- **STATED TASK**:
Faithfully return all lines, omitting every embedded picture.

::::::::

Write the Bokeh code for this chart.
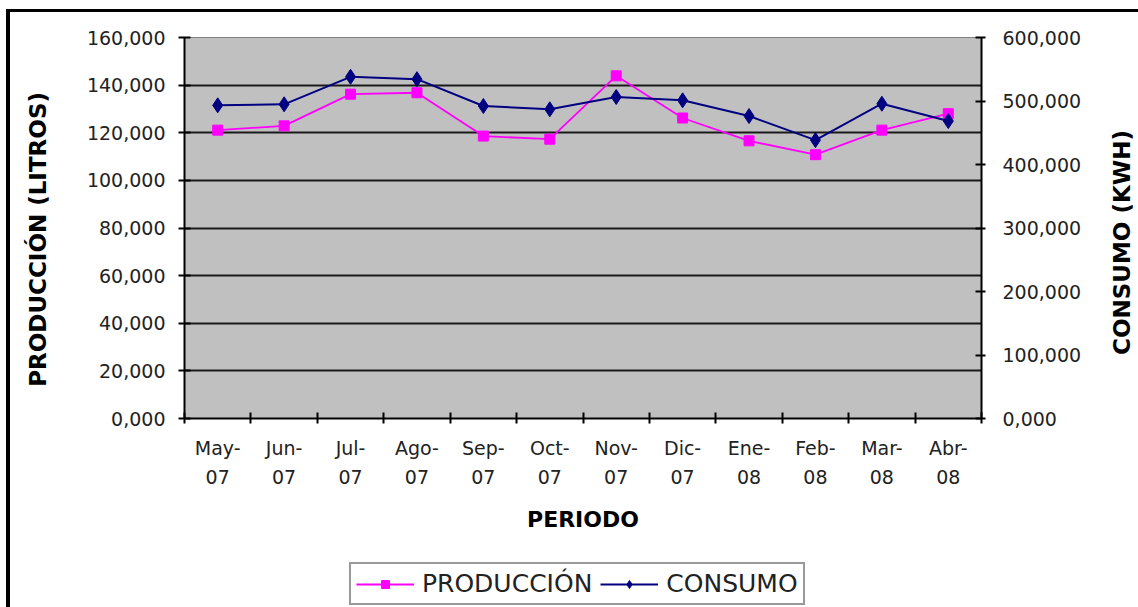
import math
from bokeh.plotting import figure
from bokeh.layouts import column
from bokeh.models import Range1d, LinearAxis, FixedTicker, Legend, LegendItem, Label
from bokeh.embed import file_html
from bokeh.resources import INLINE

# ---- data ----
periodos = ["May-\n07", "Jun-\n07", "Jul-\n07", "Ago-\n07", "Sep-\n07", "Oct-\n07",
            "Nov-\n07", "Dic-\n07", "Ene-\n08", "Feb-\n08", "Mar-\n08", "Abr-\n08"]
produccion = [121100, 122900, 136200, 136800, 118600, 117300,
              143900, 126200, 116600, 110800, 121100, 128000]
consumo = [493200, 494800, 538100, 534400, 492100, 486900,
           506300, 501100, 476300, 438400, 495700, 468400]
left_ticks = [0, 20000, 40000, 60000, 80000, 100000, 120000, 140000, 160000]
left_tick_labels = ["0,000", "20,000", "40,000", "60,000", "80,000", "100,000",
                    "120,000", "140,000", "160,000"]
right_ticks = [0, 100000, 200000, 300000, 400000, 500000, 600000]
right_tick_labels = ["0,000", "100,000", "200,000", "300,000", "400,000",
                     "500,000", "600,000"]

xs = [i + 0.5 for i in range(len(periodos))]

FONT = "DejaVu Sans"
TXT = "#222222"
C_PROD = "#FF00FF"
C_CONS = "#000080"

p = figure(width=1128, height=530, output_backend="svg", toolbar_location=None,
           x_range=Range1d(0, 12), y_range=Range1d(0, 160000),
           min_border_left=174, min_border_right=157, min_border_top=25,
           min_border_bottom=124, x_axis_location=None, y_axis_location=None)
p.background_fill_color = "#C0C0C0"
p.border_fill_color = "white"
p.outline_line_color = "#808080"
p.outline_line_width = 1
p.extra_y_ranges = {"kwh": Range1d(0, 600000)}

# grid
p.xgrid.visible = False
p.ygrid.ticker = FixedTicker(ticks=left_ticks[1:-1])
p.ygrid.grid_line_color = "#1a1a1a"
p.ygrid.grid_line_width = 2

# axes
ya = LinearAxis(ticker=FixedTicker(ticks=left_ticks),
                major_label_overrides=dict(zip(left_ticks, left_tick_labels)))
yb = LinearAxis(y_range_name="kwh", ticker=FixedTicker(ticks=right_ticks),
                major_label_overrides=dict(zip(right_ticks, right_tick_labels)))
xa = LinearAxis(ticker=FixedTicker(ticks=xs, minor_ticks=list(range(13))),
                major_label_overrides=dict(zip(xs, periodos)),
                axis_label="PERIODO")

for ax in (ya, yb, xa):
    ax.axis_line_color = "black"
    ax.axis_line_width = 2
    ax.major_tick_line_color = "black"
    ax.major_tick_line_width = 2
    ax.major_label_text_font = FONT
    ax.major_label_text_font_size = "19px"
    ax.major_label_text_color = TXT
    ax.minor_tick_line_color = None
    ax.axis_label_text_font = FONT
    ax.axis_label_text_font_style = "bold"
    ax.axis_label_text_font_size = "22px"
    ax.axis_label_text_color = "black"

ya.major_tick_in = 6
ya.major_tick_out = 6
ya.major_label_standoff = 13
yb.major_tick_in = 6
yb.major_tick_out = 4
yb.major_label_standoff = 17
xa.major_tick_in = 0
xa.major_tick_out = 0
xa.minor_tick_line_color = "black"
xa.minor_tick_line_width = 2
xa.minor_tick_in = 6
xa.minor_tick_out = 5
xa.major_label_standoff = 13
xa.major_label_text_line_height = 1.36
xa.axis_label_standoff = 16

p.add_layout(ya, "left")
p.add_layout(yb, "right")
p.add_layout(xa, "below")

# vertical axis titles (both read bottom-to-top)
title_style = dict(angle=math.pi / 2, text_font=FONT, text_font_style="bold",
                   text_font_size="23px", text_color="black",
                   text_align="center", text_baseline="middle")
p.add_layout(Label(x=-2.2, y=75200, text="PRODUCCIÓN (LITROS)", **title_style), "left")
p.add_layout(Label(x=14.12, y=73900, text="CONSUMO (KWH)", **title_style), "right")

# series
p.line(xs, produccion, line_color=C_PROD, line_width=1.8)
p.scatter(xs, produccion, marker="square", size=10, fill_color=C_PROD, line_color=C_PROD)
p.line(xs, consumo, line_color=C_CONS, line_width=2, y_range_name="kwh")
p.scatter(xs, consumo, marker="diamond", size=15, fill_color=C_CONS,
          line_color=C_CONS, y_range_name="kwh")

# legend strip below the chart
nan = float("nan")
lg = figure(width=1128, height=65, output_backend="svg", toolbar_location=None,
            x_range=Range1d(0, 1), y_range=Range1d(0, 1), min_border=0,
            x_axis_location=None, y_axis_location=None)
lg.grid.visible = False
lg.outline_line_color = None
lg.background_fill_color = "white"
lg.border_fill_color = "white"
k1 = lg.line([nan], [nan], line_color=C_PROD, line_width=1.8)
s1 = lg.scatter([nan], [nan], marker="square", size=10, fill_color=C_PROD, line_color=C_PROD)
k2 = lg.line([nan], [nan], line_color=C_CONS, line_width=2)
s2 = lg.scatter([nan], [nan], marker="diamond", size=12, fill_color=C_CONS, line_color=C_CONS)

legend = Legend(items=[LegendItem(label="PRODUCCIÓN", renderers=[k1, s1]),
                       LegendItem(label="CONSUMO", renderers=[k2, s2])],
                orientation="horizontal", location=(165, 2))
legend.label_text_font = FONT
legend.label_text_font_size = "25px"
legend.label_text_color = TXT
legend.glyph_width = 58
legend.label_standoff = 8
legend.spacing = 8
legend.padding = 5
legend.margin = 0
legend.border_line_color = "#333333"
legend.border_line_width = 2
legend.background_fill_color = "white"
legend.background_fill_alpha = 1
lg.add_layout(legend, "center")

layout = column(p, lg, spacing=0)
layout.styles = {"margin-left": "6px", "margin-top": "9px",
                 "border-left": "4px solid black", "border-top": "3px solid black"}

open("out.html", "w").write(file_html(layout, INLINE))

::::::::

- **ANSWER FOR THE TASK**:
Write the Bokeh code for this chart.
import math
from bokeh.plotting import figure
from bokeh.layouts import column
from bokeh.models import Range1d, LinearAxis, FixedTicker, Legend, LegendItem, Label
from bokeh.embed import file_html
from bokeh.resources import INLINE

# ---- data ----
periodos = ["May-\n07", "Jun-\n07", "Jul-\n07", "Ago-\n07", "Sep-\n07", "Oct-\n07",
            "Nov-\n07", "Dic-\n07", "Ene-\n08", "Feb-\n08", "Mar-\n08", "Abr-\n08"]
produccion = [121100, 122900, 136200, 136800, 118600, 117300,
              143900, 126200, 116600, 110800, 121100, 128000]
consumo = [493200, 494800, 538100, 534400, 492100, 486900,
           506300, 501100, 476300, 438400, 495700, 468400]
left_ticks = [0, 20000, 40000, 60000, 80000, 100000, 120000, 140000, 160000]
left_tick_labels = ["0,000", "20,000", "40,000", "60,000", "80,000", "100,000",
                    "120,000", "140,000", "160,000"]
right_ticks = [0, 100000, 200000, 300000, 400000, 500000, 600000]
right_tick_labels = ["0,000", "100,000", "200,000", "300,000", "400,000",
                     "500,000", "600,000"]

xs = [i + 0.5 for i in range(len(periodos))]

FONT = "DejaVu Sans"
TXT = "#222222"
C_PROD = "#FF00FF"
C_CONS = "#000080"

p = figure(width=1128, height=530, output_backend="svg", toolbar_location=None,
           x_range=Range1d(0, 12), y_range=Range1d(0, 160000),
           min_border_left=174, min_border_right=157, min_border_top=25,
           min_border_bottom=124, x_axis_location=None, y_axis_location=None)
p.background_fill_color = "#C0C0C0"
p.border_fill_color = "white"
p.outline_line_color = "#808080"
p.outline_line_width = 1
p.extra_y_ranges = {"kwh": Range1d(0, 600000)}

# grid
p.xgrid.visible = False
p.ygrid.ticker = FixedTicker(ticks=left_ticks[1:-1])
p.ygrid.grid_line_color = "#1a1a1a"
p.ygrid.grid_line_width = 2

# axes
ya = LinearAxis(ticker=FixedTicker(ticks=left_ticks),
                major_label_overrides=dict(zip(left_ticks, left_tick_labels)))
yb = LinearAxis(y_range_name="kwh", ticker=FixedTicker(ticks=right_ticks),
                major_label_overrides=dict(zip(right_ticks, right_tick_labels)))
xa = LinearAxis(ticker=FixedTicker(ticks=xs, minor_ticks=list(range(13))),
                major_label_overrides=dict(zip(xs, periodos)),
                axis_label="PERIODO")

for ax in (ya, yb, xa):
    ax.axis_line_color = "black"
    ax.axis_line_width = 2
    ax.major_tick_line_color = "black"
    ax.major_tick_line_width = 2
    ax.major_label_text_font = FONT
    ax.major_label_text_font_size = "19px"
    ax.major_label_text_color = TXT
    ax.minor_tick_line_color = None
    ax.axis_label_text_font = FONT
    ax.axis_label_text_font_style = "bold"
    ax.axis_label_text_font_size = "22px"
    ax.axis_label_text_color = "black"

ya.major_tick_in = 6
ya.major_tick_out = 6
ya.major_label_standoff = 13
yb.major_tick_in = 6
yb.major_tick_out = 4
yb.major_label_standoff = 17
xa.major_tick_in = 0
xa.major_tick_out = 0
xa.minor_tick_line_color = "black"
xa.minor_tick_line_width = 2
xa.minor_tick_in = 6
xa.minor_tick_out = 5
xa.major_label_standoff = 13
xa.major_label_text_line_height = 1.36
xa.axis_label_standoff = 16

p.add_layout(ya, "left")
p.add_layout(yb, "right")
p.add_layout(xa, "below")

# vertical axis titles (both read bottom-to-top)
title_style = dict(angle=math.pi / 2, text_font=FONT, text_font_style="bold",
                   text_font_size="23px", text_color="black",
                   text_align="center", text_baseline="middle")
p.add_layout(Label(x=-2.2, y=75200, text="PRODUCCIÓN (LITROS)", **title_style), "left")
p.add_layout(Label(x=14.12, y=73900, text="CONSUMO (KWH)", **title_style), "right")

# series
p.line(xs, produccion, line_color=C_PROD, line_width=1.8)
p.scatter(xs, produccion, marker="square", size=10, fill_color=C_PROD, line_color=C_PROD)
p.line(xs, consumo, line_color=C_CONS, line_width=2, y_range_name="kwh")
p.scatter(xs, consumo, marker="diamond", size=15, fill_color=C_CONS,
          line_color=C_CONS, y_range_name="kwh")

# legend strip below the chart
nan = float("nan")
lg = figure(width=1128, height=65, output_backend="svg", toolbar_location=None,
            x_range=Range1d(0, 1), y_range=Range1d(0, 1), min_border=0,
            x_axis_location=None, y_axis_location=None)
lg.grid.visible = False
lg.outline_line_color = None
lg.background_fill_color = "white"
lg.border_fill_color = "white"
k1 = lg.line([nan], [nan], line_color=C_PROD, line_width=1.8)
s1 = lg.scatter([nan], [nan], marker="square", size=10, fill_color=C_PROD, line_color=C_PROD)
k2 = lg.line([nan], [nan], line_color=C_CONS, line_width=2)
s2 = lg.scatter([nan], [nan], marker="diamond", size=12, fill_color=C_CONS, line_color=C_CONS)

legend = Legend(items=[LegendItem(label="PRODUCCIÓN", renderers=[k1, s1]),
                       LegendItem(label="CONSUMO", renderers=[k2, s2])],
                orientation="horizontal", location=(165, 2))
legend.label_text_font = FONT
legend.label_text_font_size = "25px"
legend.label_text_color = TXT
legend.glyph_width = 58
legend.label_standoff = 8
legend.spacing = 8
legend.padding = 5
legend.margin = 0
legend.border_line_color = "#333333"
legend.border_line_width = 2
legend.background_fill_color = "white"
legend.background_fill_alpha = 1
lg.add_layout(legend, "center")

layout = column(p, lg, spacing=0)
layout.styles = {"margin-left": "6px", "margin-top": "9px",
                 "border-left": "4px solid black", "border-top": "3px solid black"}

open("out.html", "w").write(file_html(layout, INLINE))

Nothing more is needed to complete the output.